Молодой Л’Эрбье начал в 1914 году зарабатывать себе на жизнь на фабрике солдатского сукна в Шаронне, а в 1916 году его мобилизовали. Реальная действительность, до сих пор чуждая этому утонченному эстету, породила в нем новые чувства.
„Ум Марселя стал лишь еще непримиримее, — писал Жан Катлен. — С горячностью прочел он мне как-то вечером отрывки из настоящего обвинительного акта, направленного против войны, где выражаются его идеи об объективности сознания, о невозможности оправдать человеческими законами организованное истребление людей, об эстетическом чувстве, единственном прибежище и единственной силе, движущей борцом. И все это высказано так резко, что вряд ли этот вопль возмущения будет напечатан…
Новое противоречие. В ту пору, когда я считал, что мой друг стал сторонником воинствующего антимилитаризма, он в один прекрасный день объявил мне, что отказался от штатского костюма, что он тяготит его. Он записался туда, куда его могли зачислить при его физическом состоянии. Военное начальство давало ему то одно, то другое назначение.
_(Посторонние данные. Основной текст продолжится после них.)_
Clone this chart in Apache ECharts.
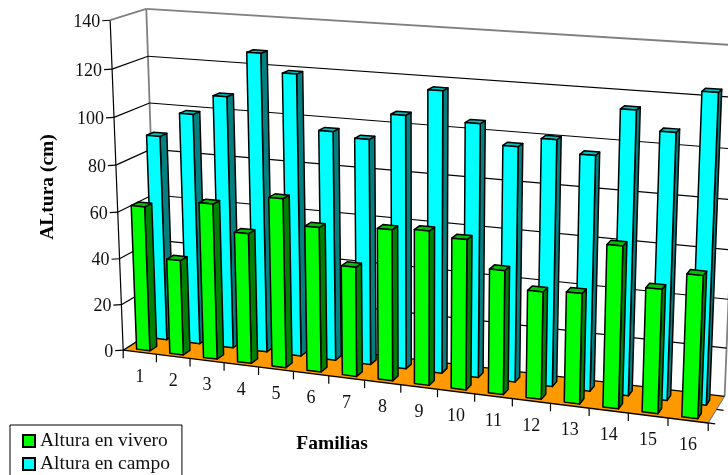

Наконец, позднее его совершенно случайно зачислили в Кинематографическую службу армии…
Марсель Л’Эрбье интересовался кино и до этого случайного назначения военными властями. Вначале честолюбие его влекло к драматургии, и он написал странную пьесу „Зарождение смерти”[330], затем внезапно увлекся киноискусством, подружился с Мюзидорой, написал для журнала „Меркюр де Франс” манифест „Гермеси Безмолвие”, опубликованный Луи Деллюком в журнале „Фильм”. Его мысли, выраженные метафорически, говорили о пылкой вере в будущее „пятого искусства” — этот порядковый номер в те дни присвоил киноискусству критик из газеты „Тан” Эмиль Вийермоз.
Для Л’Эрбье, ученика Оскара Уайлда, всякое искусство — ложь. Приводя слова своего учителя, он писал:
„Искусство, по сути дела, — форма преувеличения, приподнятости, возвышенная игра, в которой „ложь, то есть выражение искусственной красоты, есть цель, хотя это лишь подразумевается”; следовательно, „искусство умирает, как только перестает быть одним лишь вымыслом”.
Этому Гермесу, которому „цепи, спадающие с уст, служат лишь для того, чтобы обвить своих прозелитов золотыми узами”, поэт противопоставляет „пятое искусство” — новое воплощение Протея. По его мнению, сущность киноискусства — всегда говорить правду, „ибо разве не бросается всем в глаза, что кинематография — искусство реальности — преследует совсем иную цель, стремясь, насколько возможно, точно, правдиво, без всяких отклонений и стилизаций и всеми присущими ему точными средствами показать правду?
… И в противовес Гермесу, который мечтает дать человечеству бальзам благотворной лжи, перед вашим взором возникает „Молчание”, а в нем с кинематографической точностью заключена иная ложь… Новая ложь? Чистая правда.
… Мы ускоряем ее расцвет… и вот отвергнутое высшее искусство слова и мужественный дух отвлеченного мышления станут постепенно исключительным достоянием все более и более ограниченного избранного круга… Точно так же, когда стало расцветать искусство фотографии, живопись ловко укрылась в субъективизме и абстракции.
… Итак, слава киноискусству — всемирному языку масс. Поможем этой молодой силе раздвинуть границы ее владений до пределов всей планеты, и пусть ее победа докажет, что этот мир не мертв.
Пусть Гермес преклонит колени перед безмолвным Протеем”.
Если отважиться убрать все эти „герметические” заслоны, можно увидеть, что текст дышит благородной искренностью. Исходя из мыслей Уитмена, Л’Эрбье считает киноискусство по своей сущности народным и созданным для народных масс. Он хочет, чтобы искусство, которое, по его мнению, исчерпало себя, было разрушено новой формой изобразительных средств, объединяющей людей „за всеми границами ”и созданной для демократического общества. Здесь находишь влияние благородных идей, возвысивших Л’Эрбье в начале войны. Но поняли ли массы, которым он мечтал служить, его изощренную речь, необыкновенные обороты его фраз и мыслей, расцвеченных мифологическими и философскими ссылками?